4. This Court takes judicial notice of the laws of Hawaii prior to its annexation as a part of our domestic laws. P. 331 U. S. 269.
5. The rules under which the Hawaiian people lived under the monarchy or republic define, for the sovereign of today, the rights acquired during those periods. P. 331 U. S. 269.
6. Hawaiian law, as it existed before the annexation of the Territory, is controlling on rights then acquired in land. P. 331 U. S. 269.
7. In matters of local law, the federal courts defer to the decisions of the territorial courts of Hawaii; but, where a claimed title to public lands of the United States is involved, that is a federal question, and the federal courts will construe the law for themselves, and are not bound to follow Hawaiian decisions. Pp. 331 U. S. 269-270.
8. The presumption of a lost grant to land recognizes that lapse of time may cure the neglect or failure to secure the proper muniments of title, even though the lost grant may not have been in fact executed. P. 331 U. S. 270.
9. The rule applies to claims to land held adversely to the sovereign. Pp. 331 U. S. 270-272.
10. The law of the Territory of Hawaii recognizes and has applied the doctrine of the lost grant in controversies between the Territory and a claimant to government land. Pp. 331 U. S. 272-273.
11. Where, as in this case, there was power in the King or the officials of the Kingdom of Hawaii to convey a title to Palmyra Island during the years immediately following its annexation to the Kingdom of Hawaii and prior to many of the private conveyances in respondents' chain of title, the doctrine of a lost grant may be applied, in suitable circumstances, and its existence presumed in favor of respondents' predecessors in title. P. 331 U. S. 273.
12. In order for the doctrine of a lost grant to be applicable, the possession must be under a claim of right, actual, open and exclusive. P. 331 U. S. 273.

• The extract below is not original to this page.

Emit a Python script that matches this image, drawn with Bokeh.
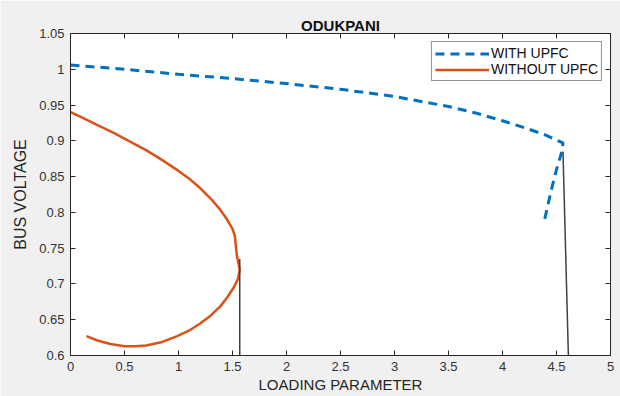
from bokeh.plotting import figure
from bokeh.models import (Range1d, LinearAxis, FixedTicker, CustomJSTickFormatter,
                          Legend, LegendItem)
from bokeh.embed import file_html
from bokeh.resources import INLINE

# P-V curves at the Odukpani bus
with_upfc_x = [0.0, 0.5, 1.0, 1.5, 2.0, 2.5, 3.0, 3.5, 3.75, 4.0, 4.25, 4.4, 4.56,
               4.55, 4.5, 4.45, 4.39]
with_upfc_y = [1.006, 1.000, 0.993, 0.987, 0.980, 0.972, 0.962, 0.948, 0.939,
               0.928, 0.916, 0.908, 0.897, 0.885, 0.860, 0.830, 0.790]

without_upfc_x = [0.0, 0.1, 0.25, 0.4, 0.525, 0.7, 0.85, 1.0, 1.1, 1.2, 1.3,
                  1.38, 1.45, 1.5, 1.522, 1.54, 1.567,
                  1.55, 1.512, 1.45, 1.389, 1.3, 1.204, 1.1, 0.988, 0.85, 0.7,
                  0.6, 0.5, 0.37, 0.25, 0.148]
without_upfc_y = [0.940, 0.933, 0.922, 0.911, 0.901, 0.887, 0.873, 0.858, 0.847,
                  0.834, 0.819, 0.805, 0.790, 0.777, 0.767, 0.740, 0.720,
                  0.707, 0.695, 0.681, 0.669, 0.656, 0.645, 0.635, 0.627, 0.619,
                  0.614, 0.613, 0.613, 0.616, 0.621, 0.627]

# vertical drops at the collapse points
drop_without_x = [1.567, 1.567]
drop_without_y = [0.735, 0.600]
drop_with_x = [4.56, 4.61]
drop_with_y = [0.885, 0.600]

x_ticks = [0, 0.5, 1, 1.5, 2, 2.5, 3, 3.5, 4, 4.5, 5]
y_ticks = [0.6, 0.65, 0.7, 0.75, 0.8, 0.85, 0.9, 0.95, 1.0, 1.05]

FONT = "Liberation Sans"
AX_COLOR = "#262626"

p = figure(width=620, height=396, output_backend="svg", toolbar_location=None,
           x_range=Range1d(0, 5), y_range=Range1d(0.6, 1.05),
           min_border_left=70, min_border_right=10, min_border_top=33,
           min_border_bottom=41)
p.border_fill_color = "#f0f0f0"
p.background_fill_color = "white"
p.outline_line_color = AX_COLOR
p.outline_line_width = 1
p.xgrid.visible = False
p.ygrid.visible = False

p.title.text = "ODUKPANI"
p.title.text_font = FONT
p.title.text_font_size = "15px"
p.title.text_font_style = "bold"
p.title.align = "center"
p.title.text_color = "#111111"
p.title.offset = 0
p.title.standoff = 0

xfmt = CustomJSTickFormatter(code="return String(+tick.toFixed(1));")
yfmt = CustomJSTickFormatter(code="return String(+tick.toFixed(2));")

def style_axis(ax, ticks, fmt, show_labels=True):
    ax.ticker = FixedTicker(ticks=ticks)
    ax.formatter = fmt
    ax.major_tick_in = 5
    ax.major_tick_out = 0
    ax.minor_tick_in = 0
    ax.minor_tick_out = 0
    ax.axis_line_color = AX_COLOR
    ax.major_tick_line_color = AX_COLOR
    ax.major_label_text_font = FONT
    ax.major_label_text_font_size = "13px" if show_labels else "0px"
    ax.major_label_text_color = "#333333"
    if not show_labels:
        ax.major_label_standoff = 0
        ax.major_label_text_alpha = 0

style_axis(p.xaxis[0], x_ticks, xfmt)
style_axis(p.yaxis[0], y_ticks, yfmt)
p.xaxis[0].major_label_standoff = 6
p.yaxis[0].major_label_standoff = 6
p.xaxis[0].axis_label = "LOADING PARAMETER"
p.yaxis[0].axis_label = "BUS VOLTAGE"
for ax in (p.xaxis[0], p.yaxis[0]):
    ax.axis_label_text_font = FONT
    ax.axis_label_text_font_size = "15px"
    ax.axis_label_text_font_style = "normal"
    ax.axis_label_text_color = "#262626"
p.yaxis[0].axis_label_text_font_size = "16px"
p.xaxis[0].axis_label_standoff = 2
p.yaxis[0].axis_label_standoff = 7

top_axis = LinearAxis()
right_axis = LinearAxis()
style_axis(top_axis, x_ticks, xfmt, show_labels=False)
style_axis(right_axis, y_ticks, yfmt, show_labels=False)
p.add_layout(top_axis, "above")
p.add_layout(right_axis, "right")

r_with = p.line(with_upfc_x, with_upfc_y, line_color="#0072BD", line_width=3,
                line_dash="9 6")
r_without = p.line(without_upfc_x, without_upfc_y, line_color="#D95319",
                   line_width=2.5, line_join="round")
p.line(drop_without_x, drop_without_y, line_color="#404040", line_width=1.5)
p.line(drop_with_x, drop_with_y, line_color="#404040", line_width=1.5)

legend = Legend(items=[LegendItem(label="WITH UPFC", renderers=[r_with]),
                       LegendItem(label="WITHOUT UPFC", renderers=[r_without])],
                location="top_right")
legend.label_text_font = FONT
legend.label_text_font_size = "14px"
legend.label_text_color = "#111111"
legend.glyph_width = 54
legend.glyph_height = 15
legend.label_height = 15
legend.label_standoff = 2
legend.spacing = 0
legend.padding = 3
legend.margin = 8
legend.border_line_color = AX_COLOR
legend.border_line_width = 1
legend.background_fill_alpha = 1
p.add_layout(legend)

open("out.html", "w").write(file_html(p, INLINE))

13. A claim for government lands stands upon no different principle in theory, so long as authority exists in government officials to execute the patent, grant, or conveyance; but, as practical matter, it requires a higher degree of proof. Pp. 331 U. S. 273-274.
14. The sufficiency of actual and open possession of property to justify the presumption of a lost grant is to be judged in the light of the character and location of the property. P. 331 U. S. 279.
15. While uninterrupted and long continuing possession of a kind indicating the ownership of the fee is necessary to create the presumption of a lost grant, the rule does not require a constant actual occupancy where the character of the property does not lend itself to such use . P. 331 U. S. 281.
156 F.2d 756 affirmed.
After Congress had authorized construction of naval aviation facilities on Palmyra Island by the Act of April 25, 1939, 53 Stat. 590, the Government sued to quiet title to the island. The District Court dismissed the suit. 66 F. Supp. 774. The Circuit Court of Appeals reversed, holding that the Hawaiian Kingdom acquired title in 1862, and that such title was ceded to the United States in 1898. 133 F.2d 743. This Court denied certiorari. 319 U.S. 748. On remand, the District Court denied the Government's claim and quieted title to the island in respondents. 66 F. Supp. 782. The Circuit Court of Appeals affirmed. 156 F.2d 756. This Court granted certiorari. 329 U.S. 697. Affirmed, p. 331 U. S. 281.